Politicamente il centro esiste, ma i due principali partiti stanno attraversando indubbiamente una gravissima crisi. “A indicare che il centro esiste stanno proprio a dimostrarlo le campagne elettorali di Hofer e Van der Bellen -precisa Hofinger- Entrambi sono a caccia dei moderati, e fanno di tutto per apparire loro stessi moderati. E sono molto più bravi a definire cosa sia il centro sia Hofer sia Van der Bellen che non a suo tempo i candidati centristi”. Nella sua campagna Van der Bellen parla di patria, Heimat, e Hofer si mostra come un moderato. L’elettore medio austriaco può guardare a un problema osservandolo al tempo stesso da due punti di vista completamente diversi, come nel caso dei rifugiati e della volontà di ordine, regolamentazione e sicurezza, associate all’aspetto umanitario. Parlare a questa complessità, a questo elettore centrista, moderato, che in questo momento è spaventato e preda di sentimenti contrastanti, è il nodo cruciale.
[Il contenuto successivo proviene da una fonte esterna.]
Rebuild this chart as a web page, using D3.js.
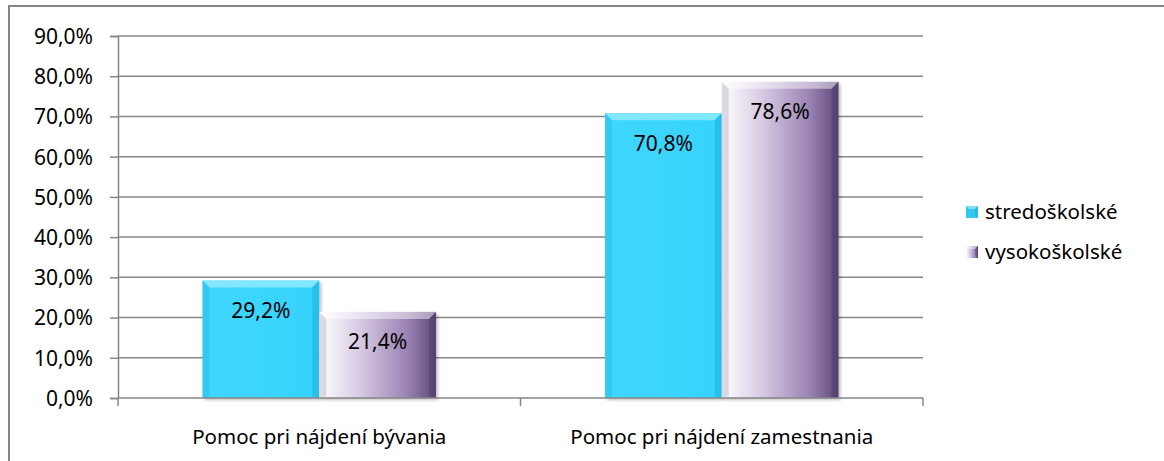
<!DOCTYPE html>
<html>
<head>
<meta charset="utf-8">
<script src="https://cdn.jsdelivr.net/npm/d3@7"></script>
<style>
  body { margin: 0; background: #fff; }
  svg text { font-family: "Noto Sans", "Open Sans", sans-serif; fill: #000; }
</style>
</head>
<body>
<div id="chart"></div>
<script>
const categories = ["Pomoc pri nájdení bývania", "Pomoc pri nájdení zamestnania"];
const seriesNames = ["stredoškolské", "vysokoškolské"];
const stredoskolske = [29.2, 70.8];
const vysokoskolske = [21.4, 78.6];
const yTicks = [0, 10, 20, 30, 40, 50, 60, 70, 80, 90];

const width = 1164, height = 461;
const plot = { left: 118, right: 923, top: 36, bottom: 398 };
const fmt = v => v.toFixed(1).replace(".", ",") + "%";

const svg = d3.select("#chart").append("svg")
  .attr("width", width).attr("height", height);

const defs = svg.append("defs");
const cyanGrad = defs.append("linearGradient").attr("id", "cyanGrad")
  .attr("x1", 0).attr("x2", 1).attr("y1", 0).attr("y2", 0);
cyanGrad.append("stop").attr("offset", 0).attr("stop-color", "#3fd6fd");
cyanGrad.append("stop").attr("offset", 1).attr("stop-color", "#36d3fc");
const purpleGrad = defs.append("linearGradient").attr("id", "purpleGrad")
  .attr("x1", 0).attr("x2", 1).attr("y1", 0).attr("y2", 0);
purpleGrad.append("stop").attr("offset", 0).attr("stop-color", "#ffffff");
purpleGrad.append("stop").attr("offset", 0.35).attr("stop-color", "#d6c9e2");
purpleGrad.append("stop").attr("offset", 0.75).attr("stop-color", "#9b84b4");
purpleGrad.append("stop").attr("offset", 1).attr("stop-color", "#5d4878");
const shadow = defs.append("filter").attr("id", "shadow")
  .attr("x", "-10%").attr("y", "-10%").attr("width", "130%").attr("height", "130%");
shadow.append("feDropShadow").attr("dx", 2).attr("dy", 2).attr("stdDeviation", 1.5)
  .attr("flood-color", "#000").attr("flood-opacity", 0.25);

// outer frame (top and left edges visible)
svg.append("path")
  .attr("d", `M9,${height + 2} L9,6 L${width + 2},6`)
  .attr("fill", "none").attr("stroke", "#868686").attr("stroke-width", 2);

const y = d3.scaleLinear().domain([0, 90]).range([plot.bottom, plot.top]);
const x0 = d3.scaleBand().domain(categories).range([plot.left, plot.right])
  .paddingInner(0.42).paddingOuter(0.21);
const x1 = d3.scaleBand().domain(seriesNames).range([0, x0.bandwidth()]);

// gridlines
svg.append("g").selectAll("line").data(yTicks.slice(1)).join("line")
  .attr("x1", plot.left).attr("x2", plot.right)
  .attr("y1", d => y(d)).attr("y2", d => y(d))
  .attr("stroke", "#868686").attr("stroke-width", 1.5);

// y axis
const yAxis = svg.append("g").attr("transform", `translate(${plot.left},0)`)
  .call(d3.axisLeft(y).tickValues(yTicks).tickSize(8).tickPadding(17).tickFormat(fmt));
yAxis.select(".domain").attr("stroke", "#868686").attr("stroke-width", 1.5);
yAxis.selectAll(".tick line").attr("stroke", "#868686").attr("stroke-width", 1.5);
yAxis.selectAll(".tick text").attr("font-size", 21).attr("dy", "0.35em")
  .style("font-family", '"Noto Sans", sans-serif');

// bars
const series = [
  { name: seriesNames[0], values: stredoskolske, fill: "url(#cyanGrad)", light: "#8eeaff", dark: "#19b4e0", legend: "#33c7f2" },
  { name: seriesNames[1], values: vysokoskolske, fill: "url(#purpleGrad)", light: "rgba(255,255,255,0.55)", dark: "rgba(60,40,90,0.45)", legend: "#a48fc0" }
];

const bev = 7;
categories.forEach((cat, ci) => {
  series.forEach(s => {
    const v = s.values[ci];
    const bx = x0(cat) + x1(s.name);
    const bw = x1.bandwidth();
    const by = y(v);
    const bh = plot.bottom - by;
    const g = svg.append("g");
    g.append("rect").attr("x", bx).attr("y", by).attr("width", bw).attr("height", bh)
      .attr("fill", s.fill).attr("filter", "url(#shadow)");
    // bevel: top
    g.append("polygon").attr("points",
      [[bx, by], [bx + bw, by], [bx + bw - bev, by + bev], [bx + bev, by + bev]].join(" "))
      .attr("fill", s.light).attr("opacity", 0.85);
    // left
    g.append("polygon").attr("points",
      [[bx, by], [bx + bev, by + bev], [bx + bev, by + bh - 2], [bx, by + bh]].join(" "))
      .attr("fill", s.dark).attr("opacity", 0.35);
    // right
    g.append("polygon").attr("points",
      [[bx + bw, by], [bx + bw - bev, by + bev], [bx + bw - bev, by + bh - 2], [bx + bw, by + bh]].join(" "))
      .attr("fill", s.dark).attr("opacity", 0.6);
    g.append("text").attr("x", bx + bw / 2).attr("y", by + 30)
      .attr("dy", "0.35em").attr("text-anchor", "middle").attr("font-size", 21)
      .text(fmt(v));
  });
});

// x axis
svg.append("line").attr("x1", plot.left).attr("x2", plot.right)
  .attr("y1", plot.bottom).attr("y2", plot.bottom)
  .attr("stroke", "#868686").attr("stroke-width", 1.5);
const boundaries = [plot.left, ...categories.slice(1).map(c => x0(c) - x0.step() * x0.paddingInner() / 2), plot.right];
svg.append("g").selectAll("line").data(boundaries).join("line")
  .attr("x1", d => d).attr("x2", d => d)
  .attr("y1", plot.bottom).attr("y2", plot.bottom + 8)
  .attr("stroke", "#868686").attr("stroke-width", 1.5);
svg.append("g").selectAll("text").data(categories).join("text")
  .attr("x", d => x0(d) + x0.bandwidth() / 2).attr("y", 437)
  .attr("dy", "0.35em").attr("text-anchor", "middle").attr("font-size", 20.5)
  .text(d => d);

// legend
const legend = svg.append("g").attr("transform", "translate(966,212)");
series.forEach((s, i) => {
  const lg = legend.append("g").attr("transform", `translate(0,${i * 40})`);
  lg.append("rect").attr("x", 0).attr("y", -6).attr("width", 12).attr("height", 12)
    .attr("fill", s.fill === "url(#cyanGrad)" ? s.legend : "url(#purpleGrad)");
  lg.append("polygon").attr("points", "0,-6 12,-6 9,-3 3,-3").attr("fill", s.light).attr("opacity", 0.8);
  lg.append("polygon").attr("points", "12,-6 12,6 9,3 9,-3").attr("fill", s.dark).attr("opacity", 0.6);
  lg.append("text").attr("x", 19).attr("y", 0).attr("dy", "0.35em")
    .attr("font-size", 20.5).text(s.name);
});
</script>
</body>
</html>
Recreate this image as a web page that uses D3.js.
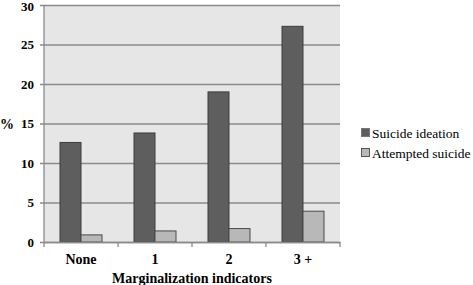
<!DOCTYPE html>
<html>
<head>
<meta charset="utf-8">
<script src="https://cdn.jsdelivr.net/npm/d3@7"></script>
<style>
  body { margin: 0; background: #fff; }
  svg text { font-family: "Liberation Serif", "DejaVu Serif", serif; fill: #000; }
</style>
</head>
<body>
<svg id="chart" width="473" height="285"></svg>
<script>
var categories = ['None', '1', '2', '3 +'];
var seriesNames = ['Suicide ideation', 'Attempted suicide'];
var ideation = [12.6, 13.8, 19.0, 27.3];
var attempted = [0.9, 1.4, 1.7, 3.9];
var yTicks = [0, 5, 10, 15, 20, 25, 30];

var
  margin = {top: 5, right: 133, bottom: 43, left: 44},
  width = 473 - margin.left - margin.right,
  height = 285 - margin.top - margin.bottom,
  fills = ['#5e5e5e', '#b8b8b8'],
  strokes = ['#3c3c3c', '#4a4a4a']
  ;

var svg = d3.select('#chart');
var g = svg.append('g').attr('transform', 'translate(' + margin.left + ',' + margin.top + ')');

var x = d3.scaleBand().domain(categories).range([0, width]);
var x1 = d3.scaleBand().domain(seriesNames).range([16, 58]);
var y = d3.scaleLinear().domain([0, 30]).range([height, 0]);

g.append('rect')
  .attr('width', width).attr('height', height)
  .attr('fill', '#e6e6e6');

// gridlines + y labels
var yAxis = g.append('g')
  .call(d3.axisLeft(y).tickValues(yTicks).tickSize(-width - 4).tickPadding(10));
yAxis.select('.domain').remove();
yAxis.selectAll('.tick line')
  .attr('x1', -4)
  .attr('x2', width)
  .attr('stroke', '#8a8a8a')
  .attr('stroke-width', 1.3);
yAxis.selectAll('.tick text')
  .attr('font-size', 13).attr('font-weight', 'bold');
yAxis.selectAll('.tick text')
  .filter(function(d){ return d === 30; })
  .attr('dy', '0.42em');

g.append('line')
  .attr('x1', 0).attr('x2', 0).attr('y1', 0).attr('y2', height)
  .attr('stroke', '#8a8a8a').attr('stroke-width', 1.3);

var rows = categories.map(function(c, i){
  return {cat: c, values: [ideation[i], attempted[i]]};
});

g.selectAll('g.group')
  .data(rows)
  .enter().append('g')
  .attr('class', 'group')
  .attr('transform', function(d){ return 'translate(' + x(d.cat) + ',0)'; })
  .selectAll('rect')
  .data(function(d){ return d.values.map(function(v, j){ return {key: seriesNames[j], v: v, j: j}; }); })
  .enter().append('rect')
  .attr('x', function(d){ return x1(d.key); })
  .attr('width', x1.bandwidth())
  .attr('y', function(d){ return y(d.v); })
  .attr('height', function(d){ return height - y(d.v); })
  .attr('fill', function(d){ return fills[d.j]; })
  .attr('stroke', function(d){ return strokes[d.j]; })
  .attr('stroke-width', 1);

// x axis
var xAxis = g.append('g')
  .attr('transform', 'translate(0,' + height + ')')
  .call(d3.axisBottom(x).tickSize(0).tickPadding(12));
xAxis.select('.domain').attr('stroke', '#8a8a8a').attr('stroke-width', 1.3);
xAxis.selectAll('.tick text').attr('font-size', 14).attr('font-weight', 'bold');
xAxis.selectAll('line.sep')
  .data(d3.range(5))
  .enter().append('line')
  .attr('class', 'sep')
  .attr('x1', function(i){ return i * x.step(); })
  .attr('x2', function(i){ return i * x.step(); })
  .attr('y1', 0).attr('y2', 5)
  .attr('stroke', '#8a8a8a').attr('stroke-width', 1.3);

g.append('text')
  .attr('x', width / 2).attr('y', height + 41)
  .attr('text-anchor', 'middle')
  .attr('font-size', 14).attr('font-weight', 'bold')
  .text('Marginalization indicators');

svg.append('text')
  .attr('x', 0).attr('y', margin.top + y(15) + 5)
  .attr('font-size', 14).attr('font-weight', 'bold')
  .text('%');

// legend
var legend = svg.append('g').attr('transform', 'translate(361,133)');
var items = legend.selectAll('g')
  .data(seriesNames)
  .enter().append('g')
  .attr('transform', function(d, i){ return 'translate(0,' + (i * 20) + ')'; });
items.append('rect')
  .attr('x', 0.5).attr('y', -4.5).attr('width', 8).attr('height', 8)
  .attr('fill', function(d, i){ return fills[i]; })
  .attr('stroke', function(d, i){ return i ? '#555' : '#777'; });
items.append('text')
  .attr('x', 11).attr('y', 4.5)
  .attr('font-size', 13.5)
  .text(function(d){ return d; });
</script>
</body>
</html>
Non c’è solo il bianco o il nero, ma molte sfumature.
Tutti a caccia degli elettori di centro
“Il populismo è stato parzialmente inventato da Jörg Haider in Carinzia, e anche se dovesse accadere che venga eletto un Presidente della Repubblica del Partito della Libertà, non succederebbe nulla di drammatico -evidenzia Hofinger- Sentimenti xenofobi e scettici sono aleggiati in Austria per oltre trent’anni, alla fine non importa chi vincerà le presidenziali, perché il Paese sta sperimentando e vivendo le tensioni contrastanti che pervadono tutto il continente europeo in questo momento”. Anche l’FPÖ ha dovuto cambiare la propria strategia nei confronti dei rifugiati: “se prima dicevano i richiedenti asilo non meritano di essere aiutati, hanno successivamente cambiato atteggiamento dicendo che meritavano aiuto ma che però ora sono troppi e la misura è colma -racconta Hofinger- E la ragione per cui il Partito della Libertà ha cambiato posizione è perché le persone alle quali si rivolgeva in realtà volevano aiutare i rifugiati”. Quindi il centro esiste, non è affatto morto, e diventa appetibile terreno di caccia.